The Federal Reserve's preferred inflation measure just hit a near-three-year high, and the same central bankers who broke your wallet are now preparing to charge you more to borrow your way out of it.

While financial anchors and Fed apologists frame inflation as "cooling," the numbers tell a different story for anyone who buys food or fills a gas tank. The Consumer Price Index hit 4.2% annually in May — a three-year high — with gas prices surging nearly 59% year-over-year, the single largest annual increase of any item tracked by the Bureau of Labor Statistics, according to Forbes. The Fed's own preferred gauge is marching toward 3%, still a full point above their stated 2% target. This isn't victory. It's the normalization of a slow bleed on working Americans.

Forbes reports that traders now put 82.2% odds on a Federal Reserve rate hike by December, with probabilities climbing from 29.9% next month to 71.6% by October. Nine of 18 FOMC members have already indicated they favor at least one rate hike this year, though newly appointed Fed Chair Kevin Warsh refrained from making projections. In April, a "majority" of FOMC officials stated there was an "increased risk" that inflation would take longer to return below 2% than previously expected.

The driver isn't mystery economics — it's the Iran war. Oil and gas prices have pressured consumer costs upward, and a U.S.-Iran ceasefire deal hasn't stopped the damage.
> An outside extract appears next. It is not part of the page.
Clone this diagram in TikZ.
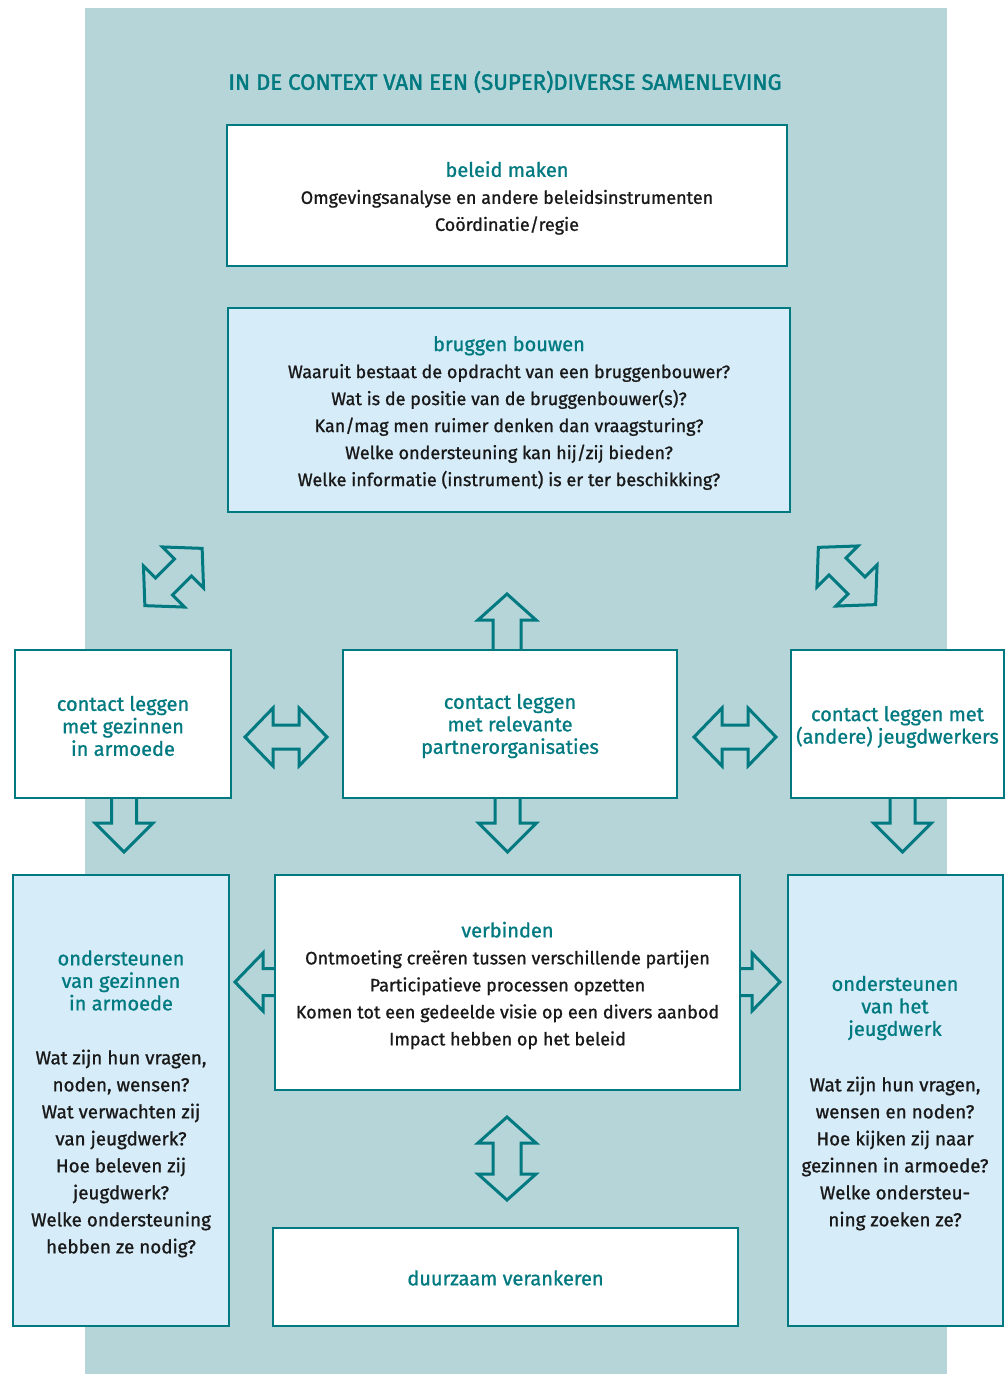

The same dynamic is playing out in Europe. ECB board member Isabel Schnabel told Die Zeit that "we will need to raise interest rates further in order to bring inflation back to our 2% target over the medium term." Her hawkish stance came after ECB President Christine Lagarde made what analysts at Societe Generale called a "faux pas" by saying she didn't see the need for a "more forceful policy response at this stage." Reuters reported that even after the ceasefire brought down oil prices, ECB Chief Economist Philip Lane acknowledged euro zone inflation could stay above 2% "for some time." UBS Global Wealth Management chief investment officer Mark Haefele believes "markets are overstating the likely extent of ECB tightening," forecasting a final rate hike in September.

In Japan, the Bank of Japan's latest rate increase is already squeezing regional banks into selling senior bonds to compete for deposits — Bloomberg reports Yokohama Financial Group sold ¥12 billion in three-year notes, with Shiga Bank and Shizuoka Financial Group likely to follow. When banks scramble for deposits, small businesses feel the credit squeeze next.

The Fed's target is 2%. Their own measure is above 3%. The CPI that tracks what you actually pay sits at 4.2%. The question isn't whether inflation is beaten — it clearly isn't. The question is whether anyone in Washington will end the foreign war fueling it, or whether working Americans will just keep paying at the pump and the grocery store while central bankers hike rates on their credit cards.